The fact that this bill passed with a large majority in the house is very promising for its passage through the Senate and finally to law.
This bill, as Rachel Maddow (of MSNBC's The Rachel Maddow Show) relates in the following clip, allows the federal government to participate or even take the lead in helping local authorities prosecute serious violent crimes and murders in which the victim was selected on the basis of race, colour, religion, national origin, gender, sexual orientation etc. even or especially if those local authorities don't want to prosecute because of their own agendas. In short, this is a very good thing.

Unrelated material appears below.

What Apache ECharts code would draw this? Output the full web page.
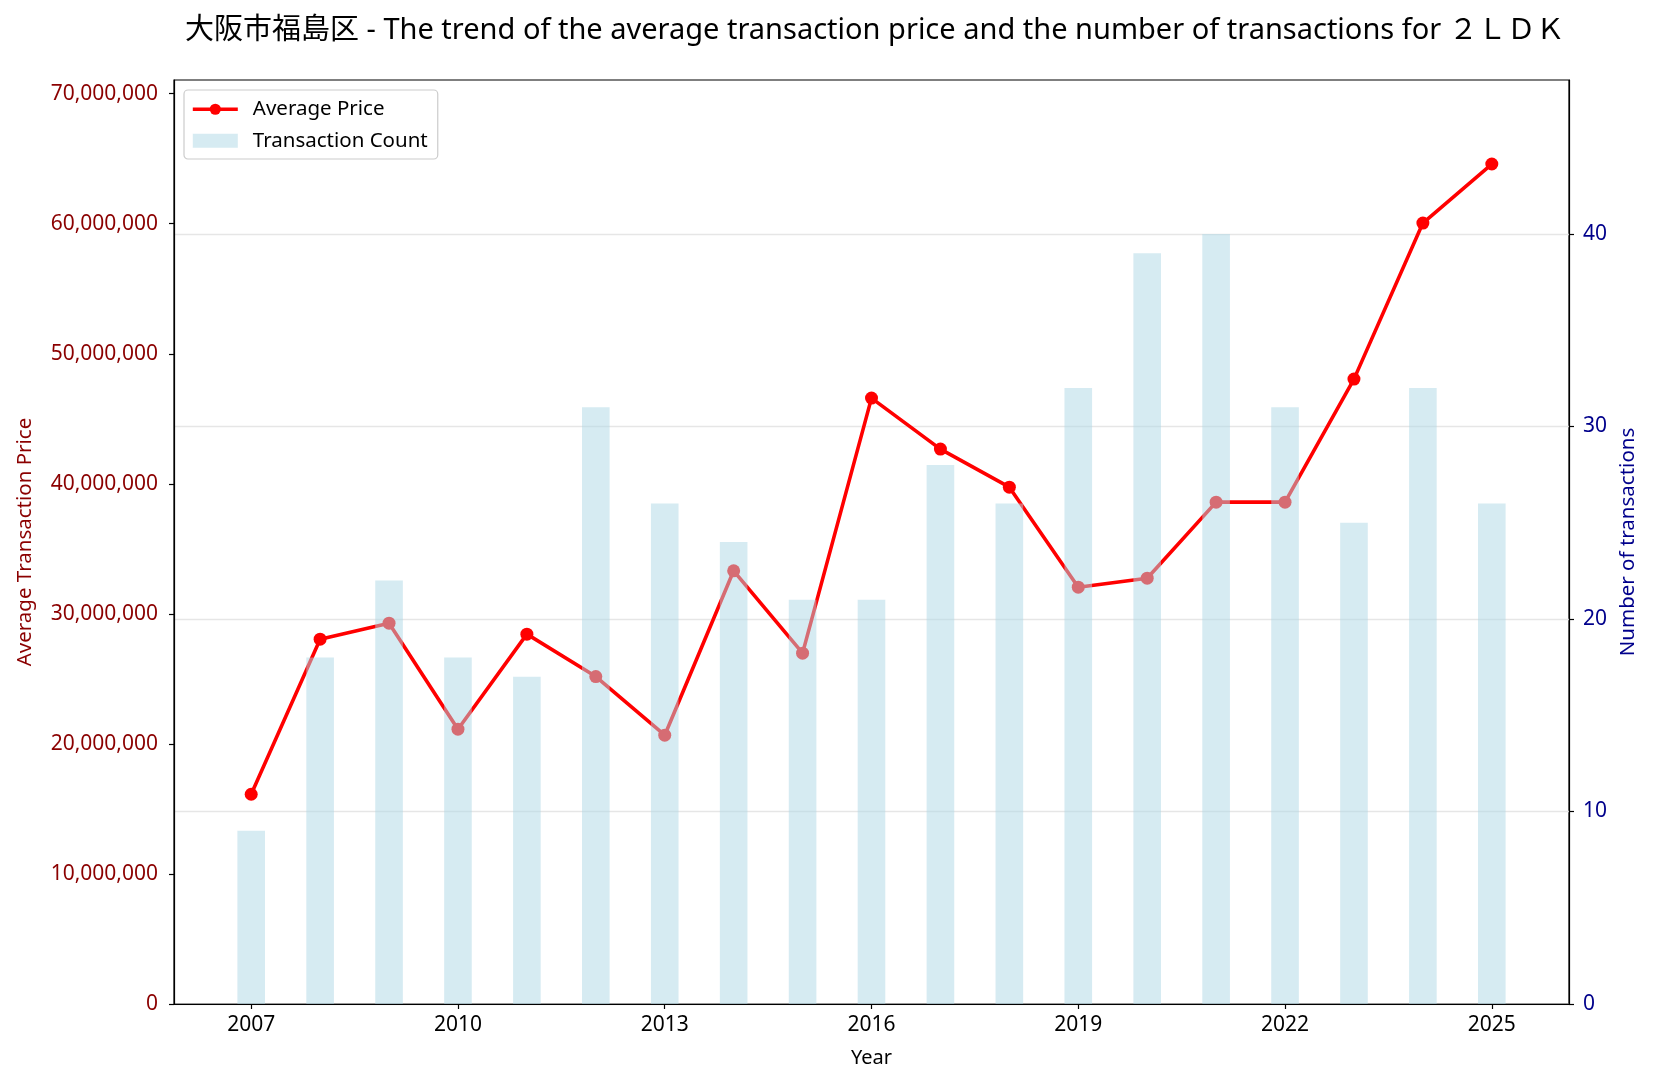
<!DOCTYPE html>
<html>
<head>
<meta charset="utf-8">
<script src="https://cdn.jsdelivr.net/npm/echarts@6/dist/echarts.min.js"></script>
<style>
html,body{margin:0;padding:0;background:#fff;}
#chart{width:1653px;height:1082px;}
</style>
</head>
<body>
<div id="chart"></div>
<script>
const years = [2007,2008,2009,2010,2011,2012,2013,2014,2015,2016,2017,2018,2019,2020,2021,2022,2023,2024,2025];
const avgPrice = [16130000,28050000,29280000,21130000,28440000,25180000,20670000,33310000,26980000,46590000,42670000,39740000,32050000,32740000,38590000,38590000,48050000,60050000,64590000];
const txCount = [9,18,22,18,17,31,26,24,21,21,28,26,32,39,40,31,25,32,26];
const xTicks = [2007,2010,2013,2016,2019,2022,2025];
const leftTicks = [0,10000000,20000000,30000000,40000000,50000000,60000000,70000000];
const rightTicks = [0,10,20,30,40];

const FONT = '"Noto Sans", "Noto Sans CJK JP", sans-serif';
const chart = echarts.init(document.getElementById('chart'));

const fmt = v => Math.round(v).toString().replace(/\B(?=(\d{3})+(?!\d))/g, ',');

chart.setOption({
  animation: false,
  backgroundColor: '#fff',
  textStyle: {fontFamily: FONT},
  title: {
    text: '大阪市福島区 - The trend of the average transaction price and the number of transactions for ２ＬＤＫ',
    left: 180,
    top: 11,
    textStyle: {fontFamily: FONT, fontSize: 29, fontWeight: 'normal', color: '#000'}
  },
  legend: {
    left: 184,
    top: 90,
    orient: 'vertical',
    borderColor: '#cccccc',
    borderWidth: 1.2,
    borderRadius: 4,
    padding: [9, 10, 8, 7],
    itemGap: 11,
    itemWidth: 45,
    itemHeight: 14,
    backgroundColor: 'rgba(255,255,255,0.8)',
    textStyle: {fontFamily: FONT, fontSize: 20.5, color: '#000', padding: [0, 0, 0, 10]},
    data: [
      {name: 'Average Price', lineStyle: {width: 3.6, color: '#ff0000'}},
      {name: 'Transaction Count', icon: 'rect'}
    ]
  },
  grid: {left: 174, right: 84, top: 80, bottom: 78, show: true, borderColor: '#000', borderWidth: 1.2, containLabel: false},
  xAxis: {
    type: 'value',
    min: 2005.88,
    max: 2026.12,
    name: 'Year',
    nameLocation: 'middle',
    nameGap: 44,
    nameTextStyle: {fontFamily: FONT, fontSize: 20, color: '#000'},
    axisLine: {show: true, lineStyle: {color: '#000', width: 1.2}},
    axisTick: {show: true, length: 5, lineStyle: {color: '#000', width: 1.2}, customValues: xTicks},
    axisLabel: {fontFamily: FONT, fontSize: 21, color: '#000', margin: 11, customValues: xTicks, formatter: v => String(v)},
    splitLine: {show: false}
  },
  yAxis: [
    {
      type: 'value',
      min: 0,
      max: 71050000,
      position: 'left',
      name: 'Average Transaction Price',
      nameLocation: 'middle',
      nameGap: 139,
      nameTextStyle: {fontFamily: FONT, fontSize: 20.5, color: '#8b0000'},
      axisLine: {show: true, lineStyle: {color: '#000', width: 1.2}},
      axisTick: {show: true, length: 5, lineStyle: {color: '#000', width: 1.2}, customValues: leftTicks},
      axisLabel: {fontFamily: FONT, fontSize: 21, color: '#8b0000', margin: 16, customValues: leftTicks, formatter: fmt},
      splitLine: {show: false}
    },
    {
      type: 'value',
      min: 0,
      max: 48,
      interval: 10,
      position: 'right',
      name: 'Number of transactions',
      nameLocation: 'middle',
      nameGap: 48,
      nameTextStyle: {fontFamily: FONT, fontSize: 20.5, color: '#00008b'},
      axisLine: {show: true, lineStyle: {color: '#000', width: 1.2}},
      axisTick: {show: true, length: 5, lineStyle: {color: '#000', width: 1.2}, customValues: rightTicks},
      axisLabel: {fontFamily: FONT, fontSize: 21, color: '#00008b', margin: 14, customValues: rightTicks},
      splitLine: {show: true, lineStyle: {color: '#e6e6e6', width: 1.3}}
    }
  ],
  series: [
    {
      name: 'Average Price',
      type: 'line',
      yAxisIndex: 0,
      data: years.map((y, i) => [y, avgPrice[i]]),
      symbol: 'circle',
      symbolSize: 13,
      lineStyle: {color: '#ff0000', width: 3.6},
      itemStyle: {color: '#ff0000'},
      z: 2
    },
    {
      name: 'Transaction Count',
      type: 'bar',
      yAxisIndex: 1,
      data: years.map((y, i) => [y, txCount[i]]),
      barWidth: 27.6,
      itemStyle: {color: 'rgba(173,216,230,0.5)'},
      z: 3
    }
  ]
});
</script>
</body>
</html>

A not so good thing was that at the vote this week, this same courageous woman who had fought this battle against hate for over ten years in the name of her son, had to listen to the objections of several wing nuts who voted against the measure for reasons beyond reason. One in particular that got a lot of attention was Republican Congresswoman Virginia Fox of North Carolina who stood up against the bill stating that this unfortunate incident (murder) for which the bill is named is a hoax insomuch as the victim (Matthew Shepard) was killed in the commitment of a robbery and not because he was gay.
As the Civil Rights Act didn't usher in racial harmony upon its signing on July 2nd, 1964, this bill when passed, will not usher in the end of hate crimes, but it will make those that perpetrate them think twice before they bully or assault someone if for no other reason than the real threat of legal consequences.
So as we approach the International Day Against Homophobia on May 17th, it is important to realize that although we are fortunate to live in a country where our rights are protected and our freedom to marry whomever we love is guaranteed in our constitution; the reality on the streets, in our workplaces, in our places of worship and most sadly, in our schools is that the more "legitimate" minorities become, the more targeted they are by those whose insecurities are masked by hate.